For shoot weeks, coaches can be available on-set or on-Zoom for emotional-scene work where dialect tends to drop under pressure. Many Arabic dialect coaches also serve as cultural consultants on questions about gesture, costume, food, religious practice, and what reads as authentic versus stereotyped for Arab audiences. The trial conversation includes scope for the broader cultural-consulting role when the production wants it.

FAQ

About Arabic Dialect Coach lessons & classes

The casting note just says "Arab character speaks Arabic." What questions should I ask before booking a coach?

What country is the character from. What decade. What city or region within the country. What class background. What education level. Whether the character is religious or secular in context. Whether the production wants colloquial dialogue, MSA, or a mix. If you don't have answers, the coach can help you ask your representation or the production directly. The dialect choice depends entirely on those answers, and no coach can deliver authentic Arabic without them.

I studied MSA in college. Will that work for the role?

Almost certainly not for a colloquial dramatic scene. MSA is the language of news broadcasts, formal speeches, and classical literature; Arabs don't use it in casual conversation, family dialogue, or most film dialogue. If your script is set in a domestic, professional, or street context, the role needs the regional colloquial variety. MSA training is useful as a foundation, but the dialect work has to be done separately.

I'm a heritage Arabic speaker. Do I still need a coach?

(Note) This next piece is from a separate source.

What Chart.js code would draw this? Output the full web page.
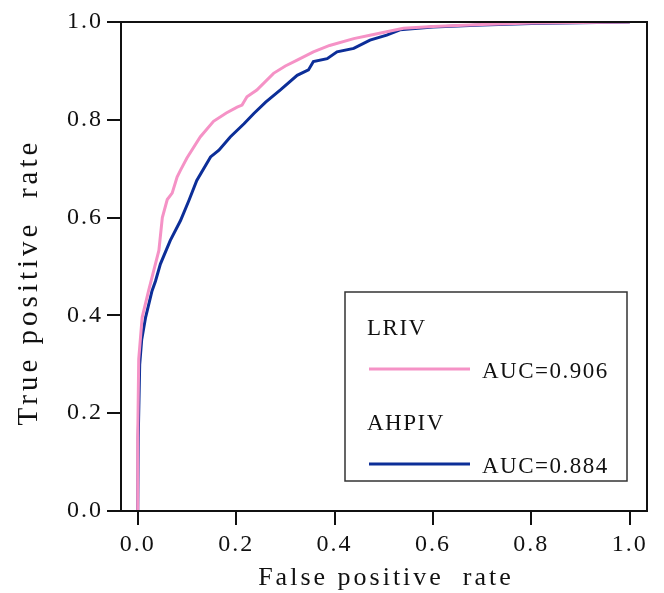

Often yes, with focused goals. Heritage speakers usually have one regional variety from one generation in one register (the household register from their parents or grandparents) and need to build out the others: a different region, a different decade, a more professional or more colloquial register, a different class background than the household's. A coach who shares your background knows where the gaps usually sit and works on those directly.

Can you coach Modern Standard Arabic separately if the role calls for it?

Yes. MSA is its own coaching track for journalist characters, political-speech roles, news-broadcast settings, classical poetry recitation, and any context where colloquial would read wrong. Several roster coaches specialize specifically in MSA, with conservatory-level training in classical Arabic phonology and grammar. The work is technical and rigorous, distinct from regional-dialect coaching.

Do you support cultural consulting beyond dialect?

Yes. Arabic dialect coaches are frequently the first person on the call sheet who can answer questions about gesture, costume, food, religious practice, and what reads as authentic to Arab audiences. The scope of the cultural-consulting role gets scoped at the trial. Some productions want dialect only, some want full cultural-consultant collaboration through development and shoot.

I don't speak any Arabic. Can I still take coaching for an Arabic role?

Yes. For non-Arabic-speaking actors with a part that requires Arabic dialogue, the foundation work runs alongside the dialect work rather than before it. The coach builds out the specific lines and sounds the part requires, while the actor picks up enough Arabic phonetics, vocabulary, and grammar to support the performance. Many actors with no prior Arabic have delivered credible dialect work on screen this way.

Do you support on-set coaching during production?

Yes. For lead roles in feature films, prestige TV, or theater productions with extended runs, on-set or on-Zoom coaching during shoot is common, especially for emotional scenes where dialect tends to drop, or for last-minute script changes. Rates and availability for on-set work are arranged per project; the trial conversation scopes it. We have staffed productions in Los Angeles, New York, London, and on location internationally.

What does the trial cover?

30 minutes, free, with the coach you select. Bring the script if you have one. The coach will read or listen, ask the questions about the character that need answering, identify the highest-impact prep areas, and propose a study plan calibrated to your audition, shoot, or rehearsal date. Most actors continue with their trial coach; if the fit isn't right, swapping is easy.